The words of my five-year-old came from a place of curiosity. The corn stalks that had poked skyward for many months had been cut. Lemon cucumbers no longer hung along the fence posts like bright lamps strung for a party. He had noticed. He wondered: why?

Some might suggest that it would be my chickens, but it is my garden that is closest to my soul. Why, he might have asked, is your soul empty right now?


I can see where this is going. I can feel the thoughts. They come from so many: many who have not gone before. Without words, I know how they perceive me. They don’t hear what I say. They can’t. It doesn’t matter that the story ends…or almost…the same way, every time. Once again we pry it open…stitches for a paper cut from pages that we have known for a million days. We have to begin again, because we still don’t understand the words.

The moon was a giant orange ball, a jeering jack-o-lantern to guide me along the darkening road across, once again, the endless miles. Hope was a tiny space, fading to nothing, gone like the color of the moon by the time another could see.

The judgment reaches through the slammed doors. The noise of misconception, fabrication, and blame drown out the quiet truth which no one seems to hear. Who are we anyway, to step forward with our intentions? The fingers point at every turn; invisible laughter and thoughtess remarks grind into my hollow, guarded heart.
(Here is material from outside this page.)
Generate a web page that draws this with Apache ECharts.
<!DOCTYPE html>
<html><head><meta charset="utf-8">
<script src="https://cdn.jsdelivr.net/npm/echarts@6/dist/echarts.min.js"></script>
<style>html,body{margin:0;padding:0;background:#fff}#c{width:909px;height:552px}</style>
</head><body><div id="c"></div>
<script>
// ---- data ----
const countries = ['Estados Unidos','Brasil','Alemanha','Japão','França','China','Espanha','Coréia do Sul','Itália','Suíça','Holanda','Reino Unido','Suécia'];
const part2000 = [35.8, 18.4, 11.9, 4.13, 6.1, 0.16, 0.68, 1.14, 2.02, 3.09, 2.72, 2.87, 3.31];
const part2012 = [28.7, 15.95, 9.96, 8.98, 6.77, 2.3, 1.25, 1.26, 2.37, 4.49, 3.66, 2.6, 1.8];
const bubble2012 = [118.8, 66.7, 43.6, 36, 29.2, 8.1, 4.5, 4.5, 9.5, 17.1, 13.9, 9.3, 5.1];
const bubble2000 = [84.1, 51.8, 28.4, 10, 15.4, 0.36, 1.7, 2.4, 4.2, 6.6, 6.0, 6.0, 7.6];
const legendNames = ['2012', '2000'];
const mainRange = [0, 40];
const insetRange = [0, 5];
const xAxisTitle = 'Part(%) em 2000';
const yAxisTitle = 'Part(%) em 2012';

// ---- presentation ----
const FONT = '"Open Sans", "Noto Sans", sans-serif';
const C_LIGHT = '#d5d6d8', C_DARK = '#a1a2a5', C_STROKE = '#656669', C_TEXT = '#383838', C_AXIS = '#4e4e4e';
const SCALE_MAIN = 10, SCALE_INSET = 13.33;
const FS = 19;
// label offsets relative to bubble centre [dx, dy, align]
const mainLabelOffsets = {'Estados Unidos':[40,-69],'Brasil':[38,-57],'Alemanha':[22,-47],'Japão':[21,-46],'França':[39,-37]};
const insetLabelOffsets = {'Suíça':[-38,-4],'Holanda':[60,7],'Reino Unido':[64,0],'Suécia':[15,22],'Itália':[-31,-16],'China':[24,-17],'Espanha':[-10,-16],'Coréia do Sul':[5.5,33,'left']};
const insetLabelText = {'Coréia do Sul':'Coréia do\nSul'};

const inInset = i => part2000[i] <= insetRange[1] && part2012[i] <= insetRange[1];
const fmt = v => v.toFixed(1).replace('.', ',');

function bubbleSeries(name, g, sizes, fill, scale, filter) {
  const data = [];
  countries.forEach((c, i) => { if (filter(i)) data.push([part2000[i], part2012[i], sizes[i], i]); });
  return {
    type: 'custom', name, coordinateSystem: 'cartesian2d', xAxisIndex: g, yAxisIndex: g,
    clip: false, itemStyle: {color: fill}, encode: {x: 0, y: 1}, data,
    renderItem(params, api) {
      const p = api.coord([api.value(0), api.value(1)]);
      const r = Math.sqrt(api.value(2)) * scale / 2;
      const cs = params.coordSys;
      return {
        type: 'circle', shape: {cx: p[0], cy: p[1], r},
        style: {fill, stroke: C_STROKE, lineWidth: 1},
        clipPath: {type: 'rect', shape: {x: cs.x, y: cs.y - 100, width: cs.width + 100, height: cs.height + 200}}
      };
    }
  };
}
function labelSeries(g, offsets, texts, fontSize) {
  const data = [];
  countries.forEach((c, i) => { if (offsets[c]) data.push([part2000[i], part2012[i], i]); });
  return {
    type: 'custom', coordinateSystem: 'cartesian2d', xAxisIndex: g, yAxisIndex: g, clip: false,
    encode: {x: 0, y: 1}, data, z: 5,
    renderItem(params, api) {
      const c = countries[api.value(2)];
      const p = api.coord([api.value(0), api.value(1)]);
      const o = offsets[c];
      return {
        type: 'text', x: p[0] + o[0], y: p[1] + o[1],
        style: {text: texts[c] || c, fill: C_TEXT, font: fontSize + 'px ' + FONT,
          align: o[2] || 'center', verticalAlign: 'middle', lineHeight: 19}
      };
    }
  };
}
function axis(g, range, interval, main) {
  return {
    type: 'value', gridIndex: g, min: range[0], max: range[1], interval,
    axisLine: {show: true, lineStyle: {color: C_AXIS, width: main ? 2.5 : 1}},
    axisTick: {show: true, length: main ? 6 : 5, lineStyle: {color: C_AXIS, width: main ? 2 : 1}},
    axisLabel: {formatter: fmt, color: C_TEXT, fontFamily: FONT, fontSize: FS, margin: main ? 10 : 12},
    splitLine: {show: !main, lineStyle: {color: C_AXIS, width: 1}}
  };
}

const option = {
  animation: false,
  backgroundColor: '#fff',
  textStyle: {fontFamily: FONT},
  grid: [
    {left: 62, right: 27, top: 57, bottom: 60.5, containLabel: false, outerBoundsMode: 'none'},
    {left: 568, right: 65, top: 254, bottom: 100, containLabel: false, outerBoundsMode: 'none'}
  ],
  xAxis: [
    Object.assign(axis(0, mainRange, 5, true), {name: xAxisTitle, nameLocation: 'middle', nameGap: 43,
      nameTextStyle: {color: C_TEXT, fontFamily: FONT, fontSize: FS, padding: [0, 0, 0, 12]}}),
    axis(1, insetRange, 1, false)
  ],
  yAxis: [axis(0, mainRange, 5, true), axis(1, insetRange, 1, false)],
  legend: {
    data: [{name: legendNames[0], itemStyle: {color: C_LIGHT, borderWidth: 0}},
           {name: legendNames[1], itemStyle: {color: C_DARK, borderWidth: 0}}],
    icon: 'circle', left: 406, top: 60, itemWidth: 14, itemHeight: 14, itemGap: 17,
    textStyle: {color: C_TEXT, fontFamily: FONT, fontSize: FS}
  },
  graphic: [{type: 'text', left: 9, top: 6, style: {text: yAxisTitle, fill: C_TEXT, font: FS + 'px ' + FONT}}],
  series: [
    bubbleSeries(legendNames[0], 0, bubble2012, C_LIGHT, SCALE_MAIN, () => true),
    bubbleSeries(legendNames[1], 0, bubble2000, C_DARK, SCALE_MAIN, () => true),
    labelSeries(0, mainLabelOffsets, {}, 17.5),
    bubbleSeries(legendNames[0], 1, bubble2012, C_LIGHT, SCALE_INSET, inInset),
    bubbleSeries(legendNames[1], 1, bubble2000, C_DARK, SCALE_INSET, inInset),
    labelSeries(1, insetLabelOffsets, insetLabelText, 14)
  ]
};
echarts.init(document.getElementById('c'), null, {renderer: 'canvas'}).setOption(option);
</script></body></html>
Beneath the balloons and party horns, the colors are faded, unnamed, indiscernible. A lifetime of celebrations is written in invitations lost along the way.
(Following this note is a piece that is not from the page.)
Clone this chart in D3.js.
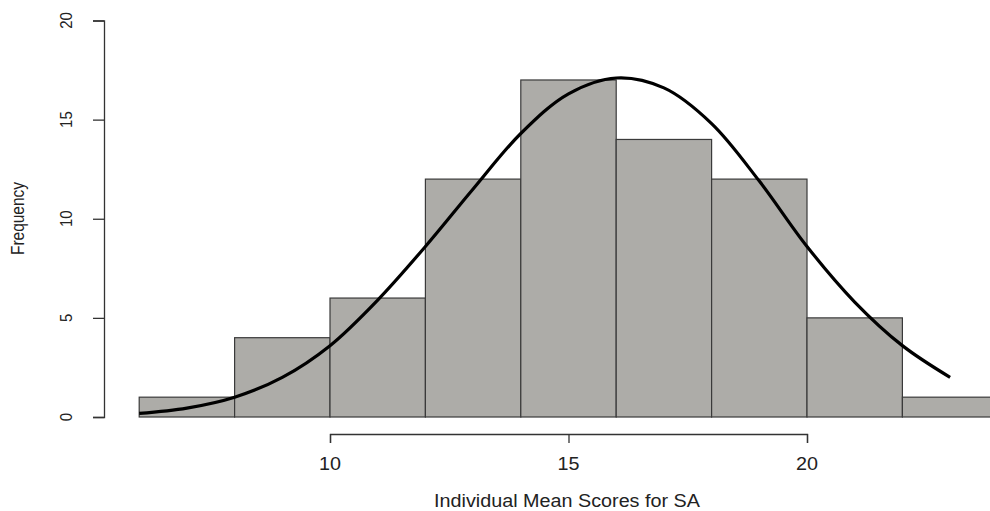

It’s not your fault. It’s not her fault. Really, it’s nobody’s fault.

I might know parts of the story, but only what I was not supposed to be told, that which poured from a young child’s glassy memory, like a kaleidoscope, twisting and fleeting at every turn. These patterns pervade, engraved in the stones of loss.
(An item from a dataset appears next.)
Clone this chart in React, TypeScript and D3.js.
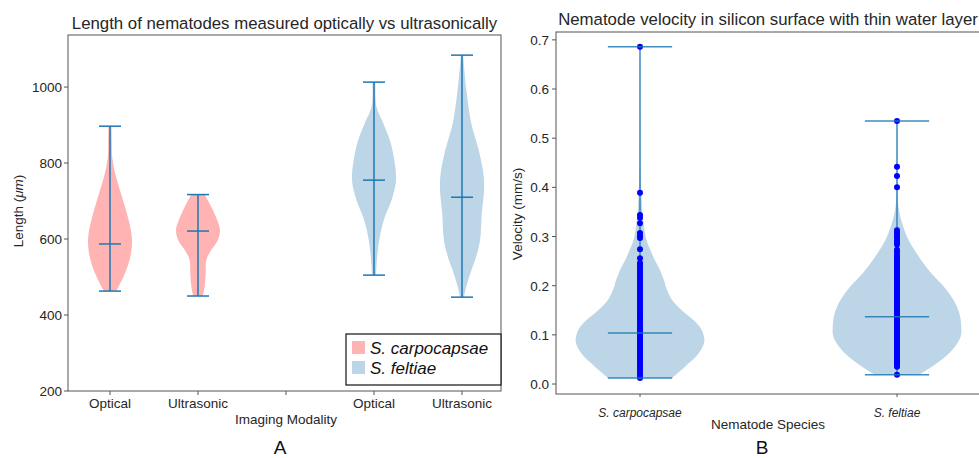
import React, { useEffect, useRef } from 'react';
import * as d3 from 'd3';

// Panel A: nematode length (um), violins at positions 1,2,4,5
const lengthTickLabels = ['Optical', 'Ultrasonic', '', 'Optical', 'Ultrasonic'];
const lengthPositions = [1, 2, 4, 5];
const lengthSpecies = ['S. carpocapsae', 'S. carpocapsae', 'S. feltiae', 'S. feltiae'];
const lengthMin = [463, 450, 505, 447];
const lengthMax = [897, 717, 1013, 1084];
const lengthMean = [587, 621, 755, 710];
// density profiles: [value, relative half width]
const optCarpoProfile: [number, number][] = [[463, 0.27], [474, 0.38], [510, 0.68], [553, 0.92], [597, 1], [642, 0.88], [685, 0.68], [729, 0.45], [773, 0.23], [816, 0.1], [860, 0.08], [897, 0.07]];
const usCarpoProfile: [number, number][] = [[450, 0.22], [474, 0.3], [510, 0.35], [545, 0.38], [571, 0.6], [597, 0.9], [624, 1], [650, 0.87], [685, 0.6], [717, 0.3]];
const optFeltiaeProfile: [number, number][] = [[505, 0.09], [563, 0.16], [616, 0.3], [659, 0.5], [703, 0.8], [755, 1], [816, 0.9], [860, 0.72], [905, 0.42], [948, 0.11], [1013, 0.07]];
const usFeltiaeProfile: [number, number][] = [[447, 0.09], [474, 0.19], [510, 0.38], [553, 0.64], [597, 0.82], [668, 0.9], [729, 1], [773, 0.97], [834, 0.76], [905, 0.42], [992, 0.2], [1084, 0.05]];
const lengthProfiles = [optCarpoProfile, usCarpoProfile, optFeltiaeProfile, usFeltiaeProfile];
const lengthYTicks = [200, 400, 600, 800, 1000];

// Panel B: velocity (mm/s)
const speciesNames = ['S. carpocapsae', 'S. feltiae'];
const velocityMin = [0.012, 0.019];
const velocityMax = [0.686, 0.535];
const velocityMean = [0.104, 0.137];
const carpoProfile: [number, number][] = [[0.012, 0.5], [0.035, 0.7], [0.062, 0.91], [0.086, 1], [0.11, 0.96], [0.13, 0.83], [0.15, 0.65], [0.171, 0.5], [0.191, 0.42], [0.212, 0.37], [0.232, 0.31], [0.252, 0.23], [0.273, 0.16], [0.293, 0.1], [0.313, 0.07], [0.348, 0.04], [0.388, 0.02], [0.45, 0.008], [0.55, 0.003], [0.686, 0.001]];
const feltiaeProfile: [number, number][] = [[0.019, 0.35], [0.042, 0.62], [0.069, 0.86], [0.096, 0.99], [0.117, 1], [0.144, 0.97], [0.171, 0.88], [0.198, 0.73], [0.226, 0.53], [0.259, 0.34], [0.293, 0.18], [0.327, 0.08], [0.354, 0.03], [0.381, 0.01], [0.42, 0.004], [0.535, 0.001]];
const carpoVelocities = [0.686, 0.389, 0.344, 0.338, 0.327, 0.307, 0.301, 0.297, 0.274, 0.256,
  0.246, 0.242, 0.237, 0.233, 0.229, 0.224, 0.22, 0.215, 0.211, 0.207, 0.202, 0.198, 0.194, 0.189,
  0.185, 0.181, 0.177, 0.172, 0.168, 0.164, 0.159, 0.155, 0.151, 0.146, 0.142, 0.138, 0.134, 0.13,
  0.125, 0.121, 0.117, 0.113, 0.109, 0.105, 0.101, 0.097, 0.093, 0.089, 0.085, 0.081, 0.077, 0.073,
  0.069, 0.065, 0.061, 0.057, 0.053, 0.049, 0.045, 0.041, 0.037, 0.033, 0.029, 0.025, 0.021, 0.017, 0.012];
const feltiaeVelocities = [0.535, 0.442, 0.423, 0.4, 0.313, 0.308, 0.303, 0.298, 0.293, 0.288, 0.284,
  0.273, 0.269, 0.265, 0.26, 0.256, 0.252, 0.247, 0.243, 0.239, 0.234, 0.23, 0.226, 0.222, 0.217,
  0.213, 0.209, 0.204, 0.2, 0.196, 0.191, 0.187, 0.183, 0.179, 0.174, 0.17, 0.166, 0.161, 0.157,
  0.153, 0.149, 0.144, 0.14, 0.136, 0.132, 0.127, 0.123, 0.119, 0.115, 0.11, 0.106, 0.102, 0.098,
  0.093, 0.089, 0.085, 0.081, 0.076, 0.072, 0.068, 0.064, 0.059, 0.055, 0.051, 0.047, 0.043, 0.039, 0.035, 0.019];
const velocityData = [carpoVelocities, feltiaeVelocities];
const velocityProfiles = [carpoProfile, feltiaeProfile];
const velocityYTicks = [0, 0.1, 0.2, 0.3, 0.4, 0.5, 0.6, 0.7];

const FONT = '"Liberation Sans", Arial, sans-serif';
const TXT = '#262626';
const SPINE = '#555';
const LINE = '#1f77b4';
const PINK = '#ffb3b3';
const BLUE = '#bcd6e8';

const App: React.FC = () => {
  const ref = useRef<SVGSVGElement>(null);

  useEffect(() => {
    if (!ref.current) return;
    const svg = d3.select(ref.current);
    svg.selectAll('*').remove();
    svg.style('font-family', FONT);

    const violinPath = (profile: [number, number][], cx: number, hw: number, y: d3.ScaleLinear<number, number>) =>
      d3.area<[number, number]>()
        .y(d => y(d[0]))
        .x0(d => cx - d[1] * hw)
        .x1(d => cx + d[1] * hw)
        .curve(d3.curveCatmullRom.alpha(0.5))(profile);

    // ---------- Panel A ----------
    const aL = 68, aR = 501, aT = 35, aB = 391;
    const xA = d3.scaleLinear().domain([1, 5]).range([110, 462]);
    const yA = d3.scaleLinear().domain([200, 1137]).range([aB, aT]);
    const gA = svg.append('g');
    const hwA = 0.25 * (xA(2) - xA(1));

    lengthPositions.forEach((p, i) => {
      const cx = xA(p);
      const fill = lengthSpecies[i] === 'S. carpocapsae' ? PINK : BLUE;
      gA.append('path').attr('d', violinPath(lengthProfiles[i], cx, hwA, yA)).attr('fill', fill);
      gA.append('line').attr('x1', cx).attr('x2', cx).attr('y1', yA(lengthMin[i])).attr('y2', yA(lengthMax[i]))
        .attr('stroke', LINE).attr('stroke-width', 1.5);
      [lengthMin[i], lengthMax[i], lengthMean[i]].forEach(v => {
        gA.append('line').attr('x1', cx - hwA / 2).attr('x2', cx + hwA / 2).attr('y1', yA(v)).attr('y2', yA(v))
          .attr('stroke', LINE).attr('stroke-width', 1.5);
      });
    });

    gA.append('rect').attr('x', aL).attr('y', aT).attr('width', aR - aL).attr('height', aB - aT)
      .attr('fill', 'none').attr('stroke', SPINE).attr('stroke-width', 1);

    lengthYTicks.forEach(t => {
      gA.append('line').attr('x1', aL - 4).attr('x2', aL).attr('y1', yA(t)).attr('y2', yA(t)).attr('stroke', SPINE);
      gA.append('text').attr('x', aL - 6).attr('y', yA(t) + 5).attr('text-anchor', 'end')
        .style('font-size', '13.5px').attr('fill', TXT).text(t);
    });
    lengthTickLabels.forEach((lab, i) => {
      const x = xA(i + 1);
      gA.append('line').attr('x1', x).attr('x2', x).attr('y1', aB).attr('y2', aB + 4).attr('stroke', SPINE);
      gA.append('text').attr('x', x).attr('y', 408).attr('text-anchor', 'middle')
        .style('font-size', '13.5px').attr('fill', TXT).text(lab);
    });
    gA.append('text').attr('x', 286).attr('y', 424).attr('text-anchor', 'middle')
      .style('font-size', '13.5px').attr('fill', TXT).text('Imaging Modality');
    const yl = gA.append('text').attr('transform', 'translate(23,211) rotate(-90)').attr('text-anchor', 'middle')
      .style('font-size', '13.5px').attr('fill', TXT);
    yl.append('tspan').text('Length (');
    yl.append('tspan').style('font-style', 'italic').text('\u03bcm');
    yl.append('tspan').text(')');
    gA.append('text').attr('x', (aL + aR) / 2).attr('y', 29).attr('text-anchor', 'middle')
      .style('font-size', '16.8px').attr('fill', TXT).text('Length of nematodes measured optically vs ultrasonically');
    gA.append('text').attr('x', 280).attr('y', 454).attr('text-anchor', 'middle')
      .style('font-size', '19px').attr('fill', '#111').text('A');

    // legend
    const lg = gA.append('g');
    lg.append('rect').attr('x', 346).attr('y', 334).attr('width', aR - 346).attr('height', 51)
      .attr('fill', 'white').attr('stroke', '#111').attr('stroke-width', 1.2);
    [['S. carpocapsae', PINK], ['S. feltiae', BLUE]].forEach(([name, col], i) => {
      lg.append('rect').attr('x', 352).attr('y', 341 + i * 20).attr('width', 13).attr('height', 13).attr('fill', col);
      lg.append('text').attr('x', 370).attr('y', 354 + i * 20).style('font-size', '17px')
        .style('font-style', 'italic').attr('fill', '#111').text(name);
    });

    // ---------- Panel B ----------
    const bL = 556, bR = 981, bT = 32, bB = 394;
    const xB = d3.scaleLinear().domain([1, 2]).range([640, 897]);
    const yB = d3.scaleLinear().domain([-0.0203, 0.716]).range([bB, bT]);
    const gB = svg.append('g');
    const hwB = 0.25 * (xB(2) - xB(1));

    speciesNames.forEach((_, i) => {
      const cx = xB(i + 1);
      gB.append('path').attr('d', violinPath(velocityProfiles[i], cx, hwB, yB)).attr('fill', BLUE);
      gB.append('line').attr('x1', cx).attr('x2', cx).attr('y1', yB(velocityMin[i])).attr('y2', yB(velocityMax[i]))
        .attr('stroke', LINE).attr('stroke-width', 1.5).attr('opacity', 0.85);
      gB.selectAll(null).data(velocityData[i]).enter().append('circle')
        .attr('cx', cx).attr('cy', d => yB(d)).attr('r', 3).attr('fill', '#0000ff');
      [velocityMin[i], velocityMax[i], velocityMean[i]].forEach(v => {
        gB.append('line').attr('x1', cx - hwB / 2).attr('x2', cx + hwB / 2).attr('y1', yB(v)).attr('y2', yB(v))
          .attr('stroke', LINE).attr('stroke-width', 1.5).attr('opacity', 0.85);
      });
    });

    gB.append('rect').attr('x', bL).attr('y', bT).attr('width', bR - bL).attr('height', bB - bT)
      .attr('fill', 'none').attr('stroke', SPINE).attr('stroke-width', 1);
    velocityYTicks.forEach(t => {
      gB.append('line').attr('x1', bL - 4).attr('x2', bL).attr('y1', yB(t)).attr('y2', yB(t)).attr('stroke', SPINE);
      gB.append('text').attr('x', bL - 7).attr('y', yB(t) + 5).attr('text-anchor', 'end')
        .style('font-size', '13.5px').attr('fill', TXT).text(t.toFixed(1));
    });
    speciesNames.forEach((name, i) => {
      const x = xB(i + 1);
      gB.append('line').attr('x1', x).attr('x2', x).attr('y1', bB).attr('y2', bB + 3).attr('stroke', SPINE);
      gB.append('text').attr('x', x).attr('y', 417).attr('text-anchor', 'middle')
        .style('font-size', '12px').style('font-style', 'italic').attr('fill', TXT).text(name);
    });
    gB.append('text').attr('x', 768).attr('y', 429).attr('text-anchor', 'middle')
      .style('font-size', '13.5px').attr('fill', TXT).text('Nematode Species');
    gB.append('text').attr('transform', 'translate(522,214) rotate(-90)').attr('text-anchor', 'middle')
      .style('font-size', '13.5px').attr('fill', TXT).text('Velocity (mm/s)');
    gB.append('text').attr('x', 768).attr('y', 25).attr('text-anchor', 'middle')
      .style('font-size', '16.8px').attr('fill', TXT).text('Nematode velocity in silicon surface with thin water layer');
    gB.append('text').attr('x', 762).attr('y', 454).attr('text-anchor', 'middle')
      .style('font-size', '19px').attr('fill', '#111').text('B');
  }, []);

  return <svg ref={ref} width={979} height={458} style={{ position: 'absolute', left: 0, top: 0, background: 'white' }} />;
};

export default App;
I lay awake as the voices rejoice. The circle is complete, but I find myself outside, cast out, perhaps. A questionable purpose known only to our Maker. So in the end, it’s just me, back where I began, gutted empty. The starry eyes have faded in favor of those gaunt and knowing, circled dark…a wisdom desired by no one.

How can this be God’s work?

When the day comes at last, when I am called home, will I look back and understand the work of His hand? Will we stand together, welcomed back into the circle?

It’s so dark, and we are far away from even the light of the moon. We know, though, that the winter sleep will yield its cold blanket of snow, and the magical asparagus will once again poke through the soil. The brittle grape vines will bring renewal with fresh green shoots to remind us of the promise of late summer fruit.

One season turns to the next, and our circle opens once again. Heaven’s garden knows no dearth; bountiful harvests flow like honey.

My little son marveled at the harvest moon’s surreal presence…a perfect circle, the color of the sun. Together we stood, watching as it faded to ordinary before our eyes. We knew, though, just how magnificent it once had been.